## TASK BRIEF
Write out the material exactly, without any of its pictures.

........

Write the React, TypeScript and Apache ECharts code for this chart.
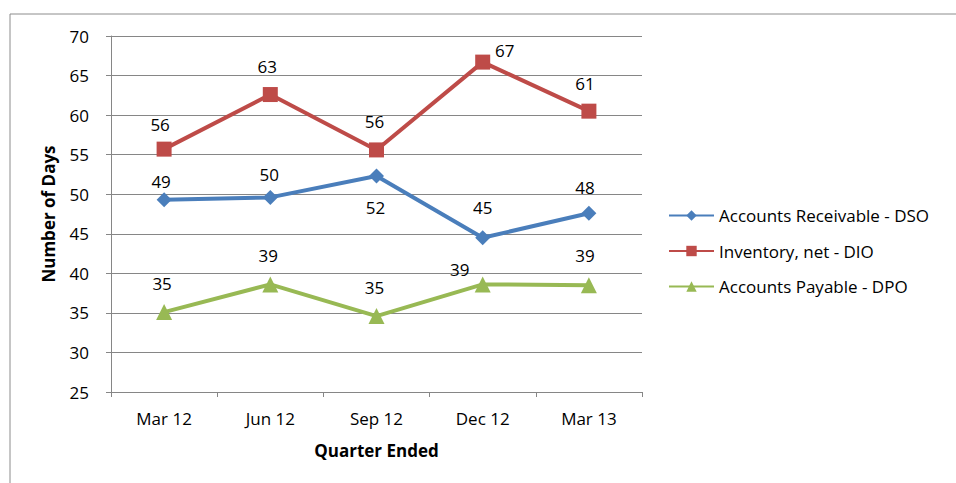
import React, { useEffect, useRef } from "react";
import * as echarts from "echarts";

const categories = ["Mar 12", "Jun 12", "Sep 12", "Dec 12", "Mar 13"];
const dso = [49.3, 49.6, 52.3, 44.5, 47.6];
const dio = [55.7, 62.6, 55.6, 66.7, 60.5];
const dpo = [35.1, 38.6, 34.6, 38.6, 38.5];
const seriesNames = ["Accounts Receivable - DSO", "Inventory, net - DIO", "Accounts Payable - DPO"];

// label centre offsets [dx, dy] relative to each point (style only)
const dsoLabelOffset = [[-3, -18], [-1, -23], [-1, 31], [0, -30], [-4, -26]];
const dioLabelOffset = [[-4, -25], [-3, -28], [-2, -28], [22, -12], [-4, -28]];
const dpoLabelOffset = [[-2, -29], [-2, -29], [-2, -29], [-23, -15], [-4, -30]];

const FONT = "Open Sans";
const FS = 17;

export default function App() {
  const ref = useRef<HTMLDivElement>(null);
  useEffect(() => {
    const chart = echarts.init(ref.current!, null, { renderer: "svg" });
    const mk = (vals: number[], offs: number[][]) =>
      vals.map((v, i) => ({ value: v, label: { offset: offs[i] } }));
    const labelBase = {
      show: true,
      position: "inside",
      fontFamily: FONT,
      fontSize: FS,
      color: "#000",
      formatter: (p: any) => String(Math.round(p.value)),
    };
    chart.setOption({
      animation: false,
      backgroundColor: "#fff",
      textStyle: { fontFamily: FONT },
      graphic: [
        {
          type: "rect",
          shape: { x: 10, y: 14, width: 1000, height: 600 },
          style: { fill: "none", stroke: "#8c8c8c", lineWidth: 1 },
          silent: true,
        },
      ],
      grid: { left: 111, right: 314, top: 36, bottom: 91 },
      legend: {
        orient: "vertical",
        left: 663,
        top: 202,
        itemWidth: 45,
        itemHeight: 13,
        itemGap: 18.5,
        textStyle: { fontFamily: FONT, fontSize: FS, color: "#000" },
        data: seriesNames,
      },
      xAxis: {
        type: "category",
        data: categories,
        boundaryGap: true,
        name: "Quarter Ended",
        nameLocation: "middle",
        nameGap: 50,
        nameTextStyle: { fontFamily: FONT, fontSize: FS, fontWeight: "bold", color: "#000" },
        axisLine: { lineStyle: { color: "#868686" } },
        axisTick: { show: true, length: 5, lineStyle: { color: "#868686" } },
        axisLabel: { fontFamily: FONT, fontSize: FS, color: "#000", margin: 18 },
      },
      yAxis: {
        type: "value",
        min: 25,
        max: 70,
        interval: 5,
        name: "Number of Days",
        nameLocation: "middle",
        nameGap: 54,
        nameRotate: 90,
        nameTextStyle: { fontFamily: FONT, fontSize: FS, fontWeight: "bold", color: "#000" },
        axisLine: { show: true, lineStyle: { color: "#868686" } },
        axisTick: { show: true, length: 5, lineStyle: { color: "#868686" } },
        axisLabel: { fontFamily: FONT, fontSize: FS, color: "#000", margin: 22 },
        splitLine: { lineStyle: { color: "#868686", width: 1 } },
      },
      series: [
        {
          name: seriesNames[0],
          type: "line",
          data: mk(dso, dsoLabelOffset),
          color: "#4A7EBB",
          symbol: "diamond",
          symbolSize: 15,
          lineStyle: { width: 4 },
          label: labelBase,
        },
        {
          name: seriesNames[1],
          type: "line",
          data: mk(dio, dioLabelOffset),
          color: "#BE4B48",
          symbol: "rect",
          symbolSize: 15,
          lineStyle: { width: 4 },
          label: labelBase,
        },
        {
          name: seriesNames[2],
          type: "line",
          data: mk(dpo, dpoLabelOffset),
          color: "#98B954",
          symbol: "triangle",
          symbolSize: 16,
          lineStyle: { width: 4 },
          label: labelBase,
        },
      ],
    });
    return () => chart.dispose();
  }, []);
  return (
    <div
      ref={ref}
      style={{ position: "absolute", left: 0, top: 0, width: 956, height: 483, background: "#fff" }}
    />
  );
}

........

## FULL OUTPUT
Write the React, TypeScript and Apache ECharts code for this chart.
import React, { useEffect, useRef } from "react";
import * as echarts from "echarts";

const categories = ["Mar 12", "Jun 12", "Sep 12", "Dec 12", "Mar 13"];
const dso = [49.3, 49.6, 52.3, 44.5, 47.6];
const dio = [55.7, 62.6, 55.6, 66.7, 60.5];
const dpo = [35.1, 38.6, 34.6, 38.6, 38.5];
const seriesNames = ["Accounts Receivable - DSO", "Inventory, net - DIO", "Accounts Payable - DPO"];

// label centre offsets [dx, dy] relative to each point (style only)
const dsoLabelOffset = [[-3, -18], [-1, -23], [-1, 31], [0, -30], [-4, -26]];
const dioLabelOffset = [[-4, -25], [-3, -28], [-2, -28], [22, -12], [-4, -28]];
const dpoLabelOffset = [[-2, -29], [-2, -29], [-2, -29], [-23, -15], [-4, -30]];

const FONT = "Open Sans";
const FS = 17;

export default function App() {
  const ref = useRef<HTMLDivElement>(null);
  useEffect(() => {
    const chart = echarts.init(ref.current!, null, { renderer: "svg" });
    const mk = (vals: number[], offs: number[][]) =>
      vals.map((v, i) => ({ value: v, label: { offset: offs[i] } }));
    const labelBase = {
      show: true,
      position: "inside",
      fontFamily: FONT,
      fontSize: FS,
      color: "#000",
      formatter: (p: any) => String(Math.round(p.value)),
    };
    chart.setOption({
      animation: false,
      backgroundColor: "#fff",
      textStyle: { fontFamily: FONT },
      graphic: [
        {
          type: "rect",
          shape: { x: 10, y: 14, width: 1000, height: 600 },
          style: { fill: "none", stroke: "#8c8c8c", lineWidth: 1 },
          silent: true,
        },
      ],
      grid: { left: 111, right: 314, top: 36, bottom: 91 },
      legend: {
        orient: "vertical",
        left: 663,
        top: 202,
        itemWidth: 45,
        itemHeight: 13,
        itemGap: 18.5,
        textStyle: { fontFamily: FONT, fontSize: FS, color: "#000" },
        data: seriesNames,
      },
      xAxis: {
        type: "category",
        data: categories,
        boundaryGap: true,
        name: "Quarter Ended",
        nameLocation: "middle",
        nameGap: 50,
        nameTextStyle: { fontFamily: FONT, fontSize: FS, fontWeight: "bold", color: "#000" },
        axisLine: { lineStyle: { color: "#868686" } },
        axisTick: { show: true, length: 5, lineStyle: { color: "#868686" } },
        axisLabel: { fontFamily: FONT, fontSize: FS, color: "#000", margin: 18 },
      },
      yAxis: {
        type: "value",
        min: 25,
        max: 70,
        interval: 5,
        name: "Number of Days",
        nameLocation: "middle",
        nameGap: 54,
        nameRotate: 90,
        nameTextStyle: { fontFamily: FONT, fontSize: FS, fontWeight: "bold", color: "#000" },
        axisLine: { show: true, lineStyle: { color: "#868686" } },
        axisTick: { show: true, length: 5, lineStyle: { color: "#868686" } },
        axisLabel: { fontFamily: FONT, fontSize: FS, color: "#000", margin: 22 },
        splitLine: { lineStyle: { color: "#868686", width: 1 } },
      },
      series: [
        {
          name: seriesNames[0],
          type: "line",
          data: mk(dso, dsoLabelOffset),
          color: "#4A7EBB",
          symbol: "diamond",
          symbolSize: 15,
          lineStyle: { width: 4 },
          label: labelBase,
        },
        {
          name: seriesNames[1],
          type: "line",
          data: mk(dio, dioLabelOffset),
          color: "#BE4B48",
          symbol: "rect",
          symbolSize: 15,
          lineStyle: { width: 4 },
          label: labelBase,
        },
        {
          name: seriesNames[2],
          type: "line",
          data: mk(dpo, dpoLabelOffset),
          color: "#98B954",
          symbol: "triangle",
          symbolSize: 16,
          lineStyle: { width: 4 },
          label: labelBase,
        },
      ],
    });
    return () => chart.dispose();
  }, []);
  return (
    <div
      ref={ref}
      style={{ position: "absolute", left: 0, top: 0, width: 956, height: 483, background: "#fff" }}
    />
  );
}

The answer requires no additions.